4 Ideas to Boost Creativity in Your Studies
Edward de Bono said, “Creativity is a great motivator because it makes people interested in what they are doing. Creativity gives hope that there can be a worthwhile idea. Creativity gives the possibility of some sort of achievement to everyone.” Keep things interesting in your career and in your studies with these ideas of how to boost your creativity.
Melody Jackson, founder of Smart Girls Productions, suggests brainstorming to help creativity. Brainstorm with a friend or colleague each week for a short session. You can do this with someone in your business or outside of it. This is almost more beneficial if they are outside of your industry because the other person doesn’t have as many fixed ideas. Each person comes to the call with a question or issue for the partner to brainstorm answers for. As you pose your question, explain the situation a little bit. Then, the other person starts spitting out as many ideas as they can think of for 3 minutes. Take notes on it and then you switch. Be consistent at this and don’t let yourself off the hook by thinking that you don’t need help with anything. The power of this resource comes from digging down into places in your mind that you don’t normally go.

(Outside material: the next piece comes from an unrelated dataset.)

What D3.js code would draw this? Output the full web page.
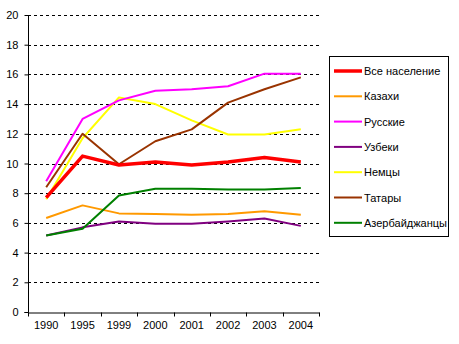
<!DOCTYPE html>
<html><head><meta charset="utf-8">
<script src="https://cdn.jsdelivr.net/npm/d3@7"></script>
<style>body{margin:0;background:#fff}svg{display:block;font-family:"Liberation Sans",Arial,sans-serif}</style>
</head><body><svg id="c" width="459" height="344"></svg>
<script>
const years = ["1990","1995","1999","2000","2001","2002","2003","2004"];
const seriesNames = ["Все население","Казахи","Русские","Узбеки","Немцы","Татары","Азербайджанцы"];
const colors = ["#FF0000","#FF9900","#FF00FF","#800080","#FFFF00","#993300","#008000"];
const vAll   = [7.7, 10.5, 9.9, 10.1, 9.9, 10.1, 10.4, 10.1];
const vKaz   = [6.33, 7.18, 6.64, 6.6, 6.55, 6.6, 6.78, 6.55];
const vRus   = [8.8, 13.0, 14.25, 14.9, 15.0, 15.2, 16.05, 16.05];
const vUzb   = [5.15, 5.7, 6.1, 5.95, 5.95, 6.1, 6.3, 5.8];
const vGer   = [7.6, 11.7, 14.45, 14.0, 12.9, 11.95, 11.95, 12.3];
const vTat   = [8.4, 12.0, 9.95, 11.5, 12.3, 14.1, 15.0, 15.8];
const vAze   = [5.15, 5.6, 7.85, 8.3, 8.3, 8.25, 8.25, 8.35];
const seriesValues = [vAll, vKaz, vRus, vUzb, vGer, vTat, vAze];
const yTicks = [0,2,4,6,8,10,12,14,16,18,20];

const svg = d3.select("#c");
const L = 28, R = 319, T = 15, B = 312;
const x = d3.scaleBand().domain(years).range([L, R]);
const y = d3.scaleLinear().domain([0, 20]).range([B, T]);

// gridlines
svg.append("g").selectAll("line").data(yTicks.filter(d => d > 0)).join("line")
  .attr("x1", L).attr("x2", R).attr("y1", d => Math.round(y(d)) + 0.5).attr("y2", d => Math.round(y(d)) + 0.5)
  .attr("stroke", "#000").attr("stroke-dasharray", "3,3");

// y axis
const ya = svg.append("g").attr("transform", `translate(${L + 0.5},0)`)
  .call(d3.axisLeft(y).tickValues(yTicks).tickSize(4).tickPadding(6));
ya.select(".domain").attr("d", `M-4,${B + 0.5}H0V${T}`).attr("stroke", "#000");
ya.selectAll(".tick line").attr("stroke", "#000");
ya.selectAll("text").attr("font-size", 11).attr("fill", "#000").attr("font-family", "Liberation Sans, Arial, sans-serif");

// x axis
const xa = svg.append("g").attr("transform", `translate(0,${B + 0.5})`)
  .call(d3.axisBottom(x).tickSize(0).tickPadding(9));
xa.select(".domain").attr("stroke", "#000");
xa.selectAll("text").attr("font-size", 11).attr("fill", "#000").attr("font-family", "Liberation Sans, Arial, sans-serif");
const bounds = years.map(d => x(d)).concat([R]);
xa.append("g").selectAll("line").data(bounds).join("line")
  .attr("x1", d => Math.round(d) + 0.5).attr("x2", d => Math.round(d) + 0.5).attr("y1", 0).attr("y2", 4).attr("stroke", "#000");

// lines
const line = d3.line().x((d, i) => x(years[i]) + x.bandwidth() / 2).y(d => y(d));
const order = [1,3,6,4,5,2,0];
order.forEach(k => {
  svg.append("path").datum(seriesValues[k]).attr("d", line).attr("fill", "none")
    .attr("stroke", colors[k]).attr("stroke-width", k === 0 ? 3.5 : 2).attr("stroke-linejoin", "round");
});

// legend
const lg = svg.append("g");
lg.append("rect").attr("x", 329.5).attr("y", 56.5).attr("width", 119).attr("height", 180)
  .attr("fill", "#fff").attr("stroke", "#000");
seriesNames.forEach((n, i) => {
  const yy = 71 + i * 25.3;
  lg.append("line").attr("x1", 334).attr("x2", 362).attr("y1", yy).attr("y2", yy)
    .attr("stroke", colors[i]).attr("stroke-width", i === 0 ? 3.5 : 2);
  lg.append("text").attr("x", 364).attr("y", yy + 4).attr("font-size", 11).attr("fill", "#000").text(n);
});
</script></body></html>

A study done at the University of Washington found that meditation increases creative thinking. Clarity often helps to clear the mind of the clutter of thoughts that we may have stored in our busy inbox, voice-mails, and to-do lists. It is important to take a 20 minutes break during the middle of the day to unwind. When our minds relax, creative thoughts and ideas are more likely to appear.
Maintain and cultivate a sense of curiosity. Suni Suni, founder of careerglider.com says, “Often the biggest problem that occurs in stifling or stagnating creativity is a sense where you approach the work you face day to day as if it is a “been there, done that” sort of exercise.” It is easy to fall into this mindset as we all tend to face very role-driven categories of work and studies, and the more we demonstrate experience with and aptitudes for certain types of work, the more likely we are to align to that narrow category of expertise. But that should not ever prevent us from asking “what if…” each time we get a new assignment.
The ability to laugh at oneself and to maintain a light-hearted perspective in the midst of stressful circumstances is not just a great way to manage stress it’s also a key to creativity.
In 2004, a research team led by Dartmouth psychologist William Kelley, PhD, asked participants to watch episodes of Seinfeld and other comedies while recording fMRI images of the participants’ brain activity. Later, when researchers compared the brain scans with the timing of the participants’ laughter, they found that just before participants laughed at a joke (when their brains were working to get the joke), their posterior temporal lobes—the same area of the brain that helps solve problems—lit up. Those findings give neurological support to what psychologists have known for several decades: exposure to comedy bolsters creativity and enhances problem-solving and workplace effectiveness.
Creativity gives hope to a worthwhile idea. As you follow these ideas, you will be more happy and creative at work. It will make your days more interesting and your life will take on more meaning.